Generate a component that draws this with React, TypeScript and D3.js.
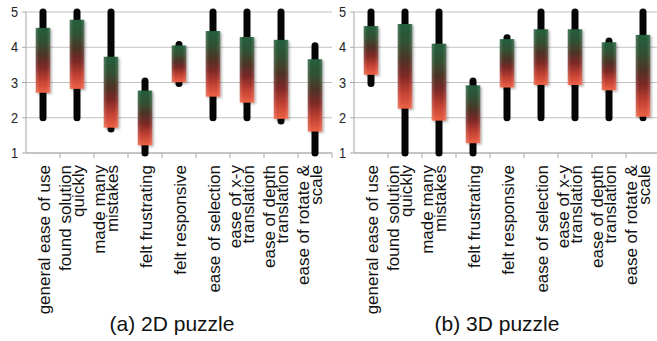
import React from "react";
import * as d3 from "d3";

const categories: string[][] = [
  ["general ease of use"],
  ["found solution", "quickly"],
  ["made many", "mistakes"],
  ["felt frustrating"],
  ["felt responsive"],
  ["ease of selection"],
  ["ease of x-y", "translation"],
  ["ease of depth", "translation"],
  ["ease of rotate &", "scale"],
];

const yTicks = [1, 2, 3, 4, 5];

// 2D puzzle
const min2D = [2, 2, 1.68, 1, 2.97, 2, 2, 1.91, 1];
const max2D = [5, 5, 5, 3.04, 4.08, 5, 5, 5, 4.04];
const lo2D = [2.71, 2.82, 1.72, 1.22, 3.01, 2.6, 2.43, 1.97, 1.61];
const hi2D = [4.55, 4.78, 3.73, 2.77, 4.05, 4.46, 4.29, 4.21, 3.66];

// 3D puzzle
const min3D = [2.97, 1, 1, 1, 2, 2, 2, 2, 2];
const max3D = [5, 5, 5, 3.04, 4.27, 5, 5, 4.18, 5];
const lo3D = [3.22, 2.26, 1.92, 1.28, 2.86, 2.93, 2.93, 2.78, 2.03];
const hi3D = [4.6, 4.66, 4.1, 2.92, 4.23, 4.51, 4.51, 4.14, 4.35];

const titles = ["(a) 2D puzzle", "(b) 3D puzzle"];

const W = 657;
const H = 341;
const TOP = 12;
const BOTTOM = 153;
const FONT = "'Liberation Sans', Arial, Helvetica, sans-serif";

type PanelProps = {
  x0: number;
  x1: number;
  mins: number[];
  maxs: number[];
  los: number[];
  his: number[];
  title: string;
  titleX: number;
  id: string;
};

function Panel({ x0, x1, mins, maxs, los, his, title, titleX, id }: PanelProps) {
  const names = categories.map((c) => c.join(" "));
  const x = d3.scaleBand<string>().domain(names).range([x0, x1]).padding(0);
  const y = d3.scaleLinear().domain([1, 5]).range([BOTTOM, TOP]);
  const bw = 14.5;
  const lh = 13.5;
  return (
    <g>
      {/* gridlines */}
      {yTicks.map((t) => (
        <line key={"g" + t} x1={x0} x2={x1} y1={y(t)} y2={y(t)} stroke="#c2c2c2" strokeWidth={1} />
      ))}
      {/* y axis */}
      <line x1={x0} x2={x0} y1={TOP} y2={BOTTOM} stroke="#a8a8a8" strokeWidth={1} />
      {yTicks.map((t) => (
        <line key={"yt" + t} x1={x0 - 4} x2={x0} y1={y(t)} y2={y(t)} stroke="#a8a8a8" strokeWidth={1} />
      ))}
      {yTicks.map((t) => (
        <text
          key={"yl" + t}
          transform={`translate(${x0 - 8},${y(t)}) scale(0.88,1)`}
          textAnchor="end"
          dy="0.36em"
          fontSize={14.5}
          fontFamily={FONT}
          fill="#222"
        >
          {t}
        </text>
      ))}
      {/* x axis */}
      <line x1={x0} x2={x1} y1={BOTTOM} y2={BOTTOM} stroke="#a8a8a8" strokeWidth={1} />
      {names.map((n, i) => (
        <line
          key={"xt" + i}
          x1={(x(n) as number) + x.bandwidth()}
          x2={(x(n) as number) + x.bandwidth()}
          y1={BOTTOM}
          y2={BOTTOM + 5}
          stroke="#a8a8a8"
          strokeWidth={1}
        />
      ))}
      {/* boxes */}
      {names.map((n, i) => {
        const cx = (x(n) as number) + x.bandwidth() / 2;
        return (
          <g key={"b" + i}>
            <line
              x1={cx}
              x2={cx}
              y1={y(mins[i])}
              y2={y(maxs[i])}
              stroke="#050505"
              strokeWidth={7}
              strokeLinecap="round"
            />
            <rect
              x={cx - bw / 2}
              y={y(his[i])}
              width={bw}
              height={y(los[i]) - y(his[i])}
              fill={`url(#grad${id})`}
              filter={`url(#shadow${id})`}
            />
            <rect
              x={cx - bw / 2}
              y={y(his[i])}
              width={bw}
              height={y(los[i]) - y(his[i])}
              fill={`url(#edge${id})`}
            />
          </g>
        );
      })}
      {/* category labels */}
      {categories.map((lines, i) => {
        const cx = (x(names[i]) as number) + x.bandwidth() / 2;
        const n = lines.length;
        return (
          <text
            key={"cl" + i}
            transform={`translate(${cx},${BOTTOM + 12}) rotate(-90)`}
            textAnchor="end"
            fontSize={17}
            fontFamily={FONT}
            fill="#111"
          >
            {lines.map((ln, j) => (
              <tspan key={j} x={0} y={7 - (n - 1 - j) * lh}>
                {ln}
              </tspan>
            ))}
          </text>
        );
      })}
      <text x={titleX} y={331} textAnchor="middle" fontSize={21} fontFamily={FONT} fill="#111">
        {title}
      </text>
    </g>
  );
}

function Defs({ id }: { id: string }) {
  return (
    <>
      <linearGradient id={`grad${id}`} x1="0" y1="0" x2="0" y2="1">
        <stop offset="0%" stopColor="#1a5834" />
        <stop offset="22%" stopColor="#294a2a" />
        <stop offset="42%" stopColor="#452b1c" />
        <stop offset="60%" stopColor="#761f1c" />
        <stop offset="80%" stopColor="#bd3729" />
        <stop offset="100%" stopColor="#ec5b3e" />
      </linearGradient>
      <linearGradient id={`edge${id}`} x1="0" y1="0" x2="1" y2="0">
        <stop offset="0%" stopColor="#ffffff" stopOpacity={0.22} />
        <stop offset="25%" stopColor="#ffffff" stopOpacity={0.04} />
        <stop offset="75%" stopColor="#ffffff" stopOpacity={0.04} />
        <stop offset="100%" stopColor="#ffffff" stopOpacity={0.22} />
      </linearGradient>
      <filter id={`shadow${id}`} x="-50%" y="-20%" width="200%" height="140%">
        <feDropShadow dx={1.5} dy={1.5} stdDeviation={1.2} floodColor="#000" floodOpacity={0.3} />
      </filter>
    </>
  );
}

export default function App() {
  return (
    <svg
      width={W}
      height={H}
      style={{ position: "absolute", left: 0, top: 0, background: "#fff" }}
    >
      <defs>
        <Defs id="a" />
      </defs>
      <rect x={0} y={0} width={W} height={H} fill="#fff" />
      <Panel x0={26} x1={332} mins={min2D} maxs={max2D} los={lo2D} his={hi2D} title={titles[0]} titleX={172} id="a" />
      <Panel x0={354} x1={660} mins={min3D} maxs={max3D} los={lo3D} his={hi3D} title={titles[1]} titleX={497} id="a" />
    </svg>
  );
}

### Directions for this task
Retype the whole listing, keeping every line identical and omitting all pictures.

### Result below
Generate a component that draws this with React, TypeScript and D3.js.
import React from "react";
import * as d3 from "d3";

const categories: string[][] = [
  ["general ease of use"],
  ["found solution", "quickly"],
  ["made many", "mistakes"],
  ["felt frustrating"],
  ["felt responsive"],
  ["ease of selection"],
  ["ease of x-y", "translation"],
  ["ease of depth", "translation"],
  ["ease of rotate &", "scale"],
];

const yTicks = [1, 2, 3, 4, 5];

// 2D puzzle
const min2D = [2, 2, 1.68, 1, 2.97, 2, 2, 1.91, 1];
const max2D = [5, 5, 5, 3.04, 4.08, 5, 5, 5, 4.04];
const lo2D = [2.71, 2.82, 1.72, 1.22, 3.01, 2.6, 2.43, 1.97, 1.61];
const hi2D = [4.55, 4.78, 3.73, 2.77, 4.05, 4.46, 4.29, 4.21, 3.66];

// 3D puzzle
const min3D = [2.97, 1, 1, 1, 2, 2, 2, 2, 2];
const max3D = [5, 5, 5, 3.04, 4.27, 5, 5, 4.18, 5];
const lo3D = [3.22, 2.26, 1.92, 1.28, 2.86, 2.93, 2.93, 2.78, 2.03];
const hi3D = [4.6, 4.66, 4.1, 2.92, 4.23, 4.51, 4.51, 4.14, 4.35];

const titles = ["(a) 2D puzzle", "(b) 3D puzzle"];

const W = 657;
const H = 341;
const TOP = 12;
const BOTTOM = 153;
const FONT = "'Liberation Sans', Arial, Helvetica, sans-serif";

type PanelProps = {
  x0: number;
  x1: number;
  mins: number[];
  maxs: number[];
  los: number[];
  his: number[];
  title: string;
  titleX: number;
  id: string;
};

function Panel({ x0, x1, mins, maxs, los, his, title, titleX, id }: PanelProps) {
  const names = categories.map((c) => c.join(" "));
  const x = d3.scaleBand<string>().domain(names).range([x0, x1]).padding(0);
  const y = d3.scaleLinear().domain([1, 5]).range([BOTTOM, TOP]);
  const bw = 14.5;
  const lh = 13.5;
  return (
    <g>
      {/* gridlines */}
      {yTicks.map((t) => (
        <line key={"g" + t} x1={x0} x2={x1} y1={y(t)} y2={y(t)} stroke="#c2c2c2" strokeWidth={1} />
      ))}
      {/* y axis */}
      <line x1={x0} x2={x0} y1={TOP} y2={BOTTOM} stroke="#a8a8a8" strokeWidth={1} />
      {yTicks.map((t) => (
        <line key={"yt" + t} x1={x0 - 4} x2={x0} y1={y(t)} y2={y(t)} stroke="#a8a8a8" strokeWidth={1} />
      ))}
      {yTicks.map((t) => (
        <text
          key={"yl" + t}
          transform={`translate(${x0 - 8},${y(t)}) scale(0.88,1)`}
          textAnchor="end"
          dy="0.36em"
          fontSize={14.5}
          fontFamily={FONT}
          fill="#222"
        >
          {t}
        </text>
      ))}
      {/* x axis */}
      <line x1={x0} x2={x1} y1={BOTTOM} y2={BOTTOM} stroke="#a8a8a8" strokeWidth={1} />
      {names.map((n, i) => (
        <line
          key={"xt" + i}
          x1={(x(n) as number) + x.bandwidth()}
          x2={(x(n) as number) + x.bandwidth()}
          y1={BOTTOM}
          y2={BOTTOM + 5}
          stroke="#a8a8a8"
          strokeWidth={1}
        />
      ))}
      {/* boxes */}
      {names.map((n, i) => {
        const cx = (x(n) as number) + x.bandwidth() / 2;
        return (
          <g key={"b" + i}>
            <line
              x1={cx}
              x2={cx}
              y1={y(mins[i])}
              y2={y(maxs[i])}
              stroke="#050505"
              strokeWidth={7}
              strokeLinecap="round"
            />
            <rect
              x={cx - bw / 2}
              y={y(his[i])}
              width={bw}
              height={y(los[i]) - y(his[i])}
              fill={`url(#grad${id})`}
              filter={`url(#shadow${id})`}
            />
            <rect
              x={cx - bw / 2}
              y={y(his[i])}
              width={bw}
              height={y(los[i]) - y(his[i])}
              fill={`url(#edge${id})`}
            />
          </g>
        );
      })}
      {/* category labels */}
      {categories.map((lines, i) => {
        const cx = (x(names[i]) as number) + x.bandwidth() / 2;
        const n = lines.length;
        return (
          <text
            key={"cl" + i}
            transform={`translate(${cx},${BOTTOM + 12}) rotate(-90)`}
            textAnchor="end"
            fontSize={17}
            fontFamily={FONT}
            fill="#111"
          >
            {lines.map((ln, j) => (
              <tspan key={j} x={0} y={7 - (n - 1 - j) * lh}>
                {ln}
              </tspan>
            ))}
          </text>
        );
      })}
      <text x={titleX} y={331} textAnchor="middle" fontSize={21} fontFamily={FONT} fill="#111">
        {title}
      </text>
    </g>
  );
}

function Defs({ id }: { id: string }) {
  return (
    <>
      <linearGradient id={`grad${id}`} x1="0" y1="0" x2="0" y2="1">
        <stop offset="0%" stopColor="#1a5834" />
        <stop offset="22%" stopColor="#294a2a" />
        <stop offset="42%" stopColor="#452b1c" />
        <stop offset="60%" stopColor="#761f1c" />
        <stop offset="80%" stopColor="#bd3729" />
        <stop offset="100%" stopColor="#ec5b3e" />
      </linearGradient>
      <linearGradient id={`edge${id}`} x1="0" y1="0" x2="1" y2="0">
        <stop offset="0%" stopColor="#ffffff" stopOpacity={0.22} />
        <stop offset="25%" stopColor="#ffffff" stopOpacity={0.04} />
        <stop offset="75%" stopColor="#ffffff" stopOpacity={0.04} />
        <stop offset="100%" stopColor="#ffffff" stopOpacity={0.22} />
      </linearGradient>
      <filter id={`shadow${id}`} x="-50%" y="-20%" width="200%" height="140%">
        <feDropShadow dx={1.5} dy={1.5} stdDeviation={1.2} floodColor="#000" floodOpacity={0.3} />
      </filter>
    </>
  );
}

export default function App() {
  return (
    <svg
      width={W}
      height={H}
      style={{ position: "absolute", left: 0, top: 0, background: "#fff" }}
    >
      <defs>
        <Defs id="a" />
      </defs>
      <rect x={0} y={0} width={W} height={H} fill="#fff" />
      <Panel x0={26} x1={332} mins={min2D} maxs={max2D} los={lo2D} his={hi2D} title={titles[0]} titleX={172} id="a" />
      <Panel x0={354} x1={660} mins={min3D} maxs={max3D} los={lo3D} his={hi3D} title={titles[1]} titleX={497} id="a" />
    </svg>
  );
}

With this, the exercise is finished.